It's not just the writers anymore: carluva writes "The American Society of Media Photographers (ASMP) and several other visual artist groups are suing Google over its digitization of of millions of books, claiming copyright infringement related to images within the books. The photographers initially wanted to be included in the authors' and publishers' class action suit, but filed their own suit after that request was denied. Google and others assert that images are only included in the digital copies when permission has been obtained from the copyright holder."

6 of 240 comments (clear)

  1. And after that, the models will want their cut by Palestrina · · Score: 5, Informative

    The complexity is that a modern book can have a large number of owners, who may have come together and agreed to publish a given book, or even a given edition of the book. But republication, translation, adaption for the stage, movies, song lyrics, etc., all need to be negotiated separately. It gets even crazier with video, since then you have musician rights, composer rights, etc.

    I think Lessig gave us one of the best reads on this problem a couple of months ago: http://www.law.harvard.edu/news/2010/02/05_lessig.html

  2. Photographs by Andy+Smith · · Score: 5, Interesting

    I'm a newspaper photographer. I'll offer this perspective on Google's respect for copyright:

    Google recently used some of my photographs on Google News, as the 'headline' photos to represent collected coverage of major stories. This fell outside any reasonable definition of fair use. This was for-profit publication of photographs that other publishers were paying for the right to use. Google used them for free.

    Now, it's common in the news business that publishers use breaking news photos without permission, because they need to publish them quickly. But they ALWAYS pay afterwards, market rate, without question. This side of the business works on trust.

    When I sent Google a bill, their first reaction was exactly what it should be: They would pay the market rate. They rang up to get my banking details for fund transfer, and that should have been the end of the matter.

    Then they wrote to me saying that they wouldn't pay. They even denied publishing the images, which was clearly untrue. They told me that to take the matter further I would need to file a DMCA complaint -- and in doing so I must give Google permission to publish the DMCA complaint online. I believe this is outrageous!
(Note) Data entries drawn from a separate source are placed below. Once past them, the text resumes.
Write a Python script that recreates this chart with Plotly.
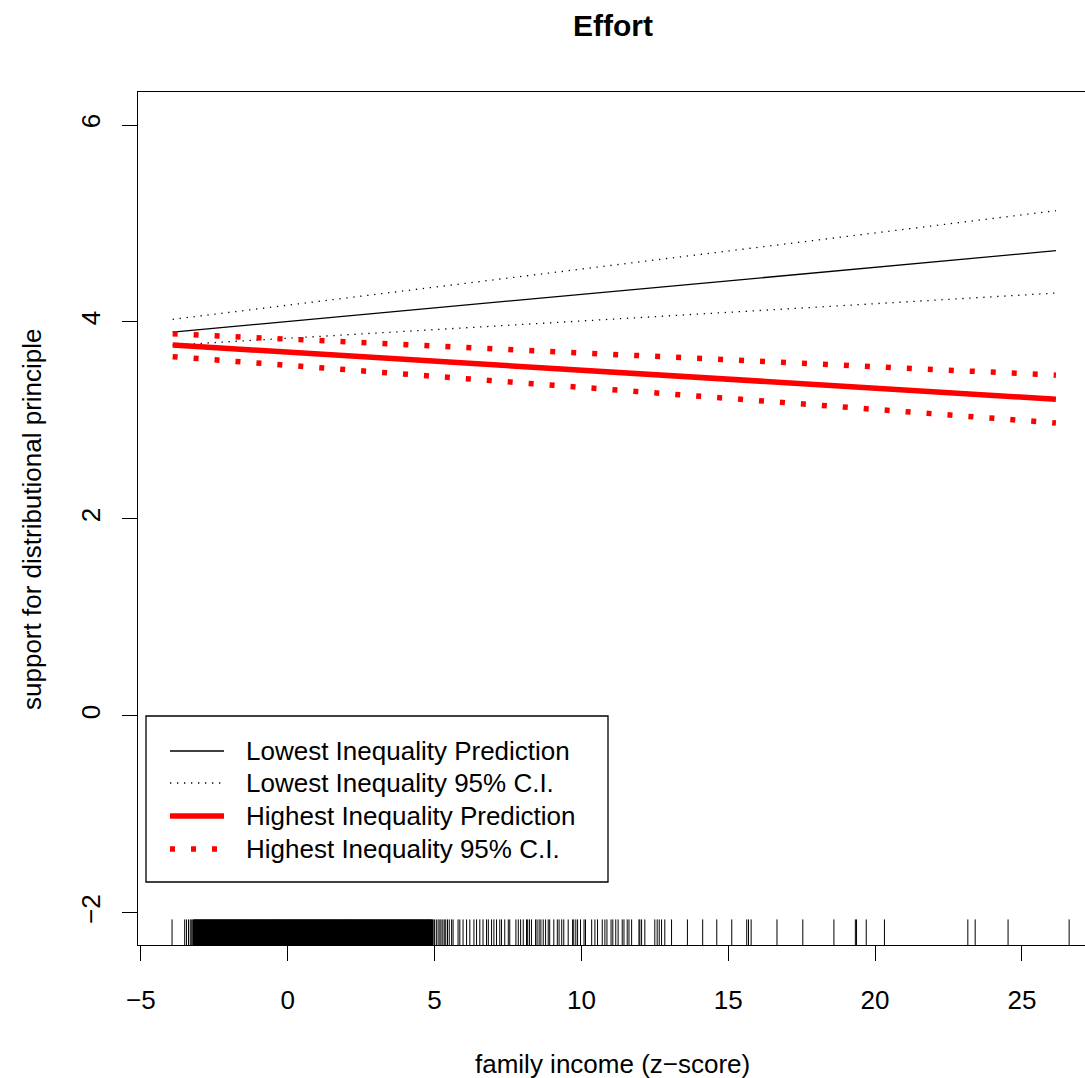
import plotly.graph_objects as go

# ---- data ----
x_ends = [-3.92, 26.16]
low_pred = [3.898, 4.724]
low_ci_upper = [4.027, 5.13]
low_ci_lower = [3.766, 4.294]
high_pred = [3.766, 3.215]
high_ci_upper = [3.881, 3.46]
high_ci_lower = [3.648, 2.975]

# rug: observed family income values (dense part, then sparse tail)
rug_dense = [
    -3.20, -3.15, -3.10, -3.05, -3.00, -2.95, -2.90, -2.85, -2.80, -2.75,
    -2.70, -2.65, -2.60, -2.55, -2.50, -2.45, -2.40, -2.35, -2.30, -2.25,
    -2.20, -2.15, -2.10, -2.05, -2.00, -1.95, -1.90, -1.85, -1.80, -1.75,
    -1.70, -1.65, -1.60, -1.55, -1.50, -1.45, -1.40, -1.35, -1.30, -1.25,
    -1.20, -1.15, -1.10, -1.05, -1.00, -0.95, -0.90, -0.85, -0.80, -0.75,
    -0.70, -0.65, -0.60, -0.55, -0.50, -0.45, -0.40, -0.35, -0.30, -0.25,
    -0.20, -0.15, -0.10, -0.05, 0.00, 0.05, 0.10, 0.15, 0.20, 0.25,
    0.30, 0.35, 0.40, 0.45, 0.50, 0.55, 0.60, 0.65, 0.70, 0.75,
    0.80, 0.85, 0.90, 0.95, 1.00, 1.05, 1.10, 1.15, 1.20, 1.25,
    1.30, 1.35, 1.40, 1.45, 1.50, 1.55, 1.60, 1.65, 1.70, 1.75,
    1.80, 1.85, 1.90, 1.95, 2.00, 2.05, 2.10, 2.15, 2.20, 2.25,
    2.30, 2.35, 2.40, 2.45, 2.50, 2.55, 2.60, 2.65, 2.70, 2.75,
    2.80, 2.85, 2.90, 2.95, 3.00, 3.05, 3.10, 3.15, 3.20, 3.25,
    3.30, 3.35, 3.40, 3.45, 3.50, 3.55, 3.60, 3.65, 3.70, 3.75,
    3.80, 3.85, 3.90, 3.95, 4.00, 4.05, 4.10, 4.15, 4.20, 4.25,
    4.30, 4.35, 4.40, 4.45, 4.50, 4.55, 4.60, 4.65, 4.70, 4.75,
    4.80, 4.85, 4.90,
]
rug_sparse = [
    -3.94, -3.51, -3.45, -3.38, -3.32, -3.27,
    4.95, 5.00, 5.06, 5.12, 5.18, 5.22, 5.28, 5.33, 5.38, 5.44, 5.50,
    5.58, 5.63, 5.80, 5.86, 5.97, 6.09, 6.20, 6.34, 6.43, 6.54, 6.65,
    6.77, 6.83, 6.94, 7.02, 7.11, 7.22, 7.28, 7.39, 7.51, 7.56, 7.77,
    7.85, 7.93, 8.02, 8.13, 8.17, 8.23, 8.30, 8.44, 8.49, 8.56, 8.62,
    8.70, 8.78, 8.87, 8.92, 9.06, 9.18, 9.24, 9.33, 9.40, 9.55, 9.70,
    9.74, 9.81, 9.87, 9.97, 10.09, 10.14, 10.35, 10.46, 10.55, 10.71,
    10.80, 10.87, 11.01, 11.07, 11.17, 11.25, 11.39, 11.45, 11.56, 11.62,
    11.71, 11.96, 11.99, 12.05, 12.16, 12.50, 12.58, 12.65, 12.73, 12.84,
    13.07, 13.61, 14.13, 14.61, 15.12, 15.63, 15.69, 15.78, 16.66, 17.54,
    18.60, 19.33, 19.37, 19.70, 20.32, 23.16, 23.41, 24.53, 26.61,
]

x_tickvals = [-5, 0, 5, 10, 15, 20, 25]
y_tickvals = [-2, 0, 2, 4, 6]

legend_labels = [
    "Lowest Inequality Prediction",
    "Lowest Inequality 95% C.I.",
    "Highest Inequality Prediction",
    "Highest Inequality 95% C.I.",
]

# ---- layout geometry ----
W, H = 1085, 1078
L, R, T, B = 138, 0, 92, 133
XR = [-5.10, 27.15]
YR = [-2.325, 6.335]
FONT = "Liberation Sans, Arial, Helvetica, sans-serif"
FS = 26

BLACK_DOT = "1.3px,5.7px"
RED_DOT = "5px,16px"

fig = go.Figure()

styles = [
    (low_pred, dict(color="black", width=1.3)),
    (low_ci_upper, dict(color="black", width=1.3, dash=BLACK_DOT)),
    (low_ci_lower, dict(color="black", width=1.3, dash=BLACK_DOT)),
    (high_ci_upper, dict(color="red", width=5.5, dash=RED_DOT)),
    (high_ci_lower, dict(color="red", width=5.5, dash=RED_DOT)),
    (high_pred, dict(color="red", width=5.5)),
]
for ys, ln in styles:
    fig.add_trace(go.Scatter(x=x_ends, y=ys, mode="lines", line=ln,
                             showlegend=False, hoverinfo="skip"))

# rug
rug_h = 0.03 * (YR[1] - YR[0])
def rug_xy(vals):
    xs, ys = [], []
    for v in vals:
        xs += [v, v, None]
        ys += [YR[0], YR[0] + rug_h, None]
    return xs, ys

xs, ys = rug_xy(rug_dense)
fig.add_trace(go.Scatter(x=xs, y=ys, mode="lines", line=dict(color="black", width=3),
                         showlegend=False, hoverinfo="skip", cliponaxis=False))
xs, ys = rug_xy(rug_sparse)
fig.add_trace(go.Scatter(x=xs, y=ys, mode="lines", line=dict(color="black", width=1),
                         showlegend=False, hoverinfo="skip", cliponaxis=False))

# ---- manual legend (paper coords from pixels) ----
pw = W - L - R
ph = H - T - B
def px2x(px):
    return (px - L) / pw
def py2y(py):
    return 1 - (py - T) / ph

shapes = []
shapes.append(dict(type="rect", xref="paper", yref="paper",
                   x0=px2x(146), x1=px2x(608), y0=py2y(882), y1=py2y(716),
                   line=dict(color="black", width=1.3), fillcolor="white", layer="above"))
row_y = [751, 783, 816, 849]
leg_styles = [
    dict(color="black", width=1.3),
    dict(color="black", width=1.3, dash=BLACK_DOT),
    dict(color="red", width=5.5),
    dict(color="red", width=5.5, dash=RED_DOT),
]
annotations = []
for yy, st, lab in zip(row_y, leg_styles, legend_labels):
    shapes.append(dict(type="line", xref="paper", yref="paper",
                       x0=px2x(170), x1=px2x(224), y0=py2y(yy), y1=py2y(yy),
                       line=st, layer="above"))
    annotations.append(dict(text=lab, xref="paper", yref="paper",
                            x=px2x(244), y=py2y(yy), xanchor="left", yanchor="middle",
                            showarrow=False, font=dict(family=FONT, size=FS, color="black")))

# titles
annotations.append(dict(text="<b>Effort</b>", xref="paper", yref="paper",
                        x=px2x(613), y=py2y(25), xanchor="center", yanchor="middle",
                        showarrow=False, font=dict(family=FONT, size=30, color="black")))
annotations.append(dict(text="family income (z\u2212score)", xref="paper", yref="paper",
                        x=px2x(612), y=py2y(1064), xanchor="center", yanchor="middle",
                        showarrow=False, font=dict(family=FONT, size=FS, color="black")))
annotations.append(dict(text="support for distributional principle", xref="paper", yref="paper",
                        x=px2x(32), y=py2y(519), xanchor="center", yanchor="middle",
                        textangle=-90,
                        showarrow=False, font=dict(family=FONT, size=FS, color="black")))

fig.update_layout(
    width=W, height=H,
    margin=dict(l=L, r=R, t=T, b=B, pad=0),
    paper_bgcolor="white", plot_bgcolor="white",
    showlegend=False,
    shapes=shapes, annotations=annotations,
    font=dict(family=FONT, size=FS, color="black"),
)
fig.update_xaxes(range=XR, showgrid=False, zeroline=False,
                 showline=True, linecolor="black", linewidth=1.3, mirror=True,
                 tickmode="array", tickvals=x_tickvals,
                 ticks="outside", ticklen=15, tickwidth=1.3, tickcolor="black",
                 ticklabelstandoff=17,
                 tickfont=dict(family=FONT, size=FS, color="black"))
fig.update_yaxes(range=YR, showgrid=False, zeroline=False,
                 showline=True, linecolor="black", linewidth=1.3, mirror=False,
                 tickmode="array", tickvals=y_tickvals,
                 ticks="outside", ticklen=15, tickwidth=1.3, tickcolor="black",
                 tickangle=-90, ticklabelstandoff=11,
                 tickfont=dict(family=FONT, size=FS, color="black"))

fig.write_html("out.html", config={"displayModeBar": False},
               post_script="document.body.style.margin='0';document.body.style.overflow='hidden';")
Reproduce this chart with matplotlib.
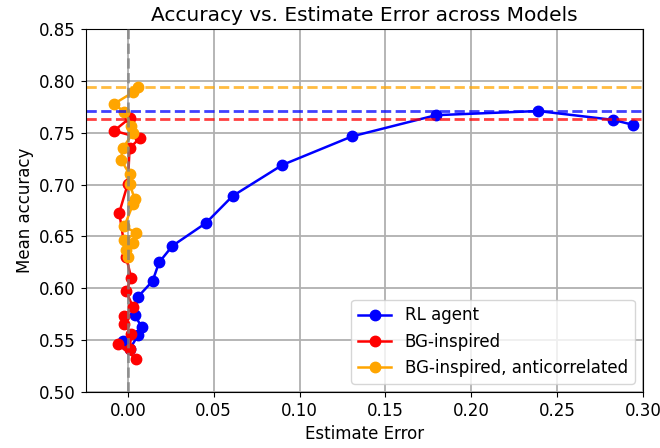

I only sell my pictures to UK publishers, yet here was a US company publishing my work without permission, and telling me that I would need to pursue them through the US legal system!

    This gives me a fairly clear view of Google's attitude to other people's copyright. It seems that Google will take what they want, publish it however they want, profit, and then to hell with the people who originally produced the material in question.

    1. Re:Photographs by nblender · · Score: 5, Interesting

      So if I understand you correctly, you want google to pay 'market rate' for an 80x80 portion of a picture that you took with your EOS 5D-II? How small a part of your image does google have to use in order to qualify for "fair use"?

    2. Re:Photographs by stephanruby · · Score: 5, Insightful

      Google recently used some of my photographs on Google News, as the 'headline' photos to represent collected coverage of major stories.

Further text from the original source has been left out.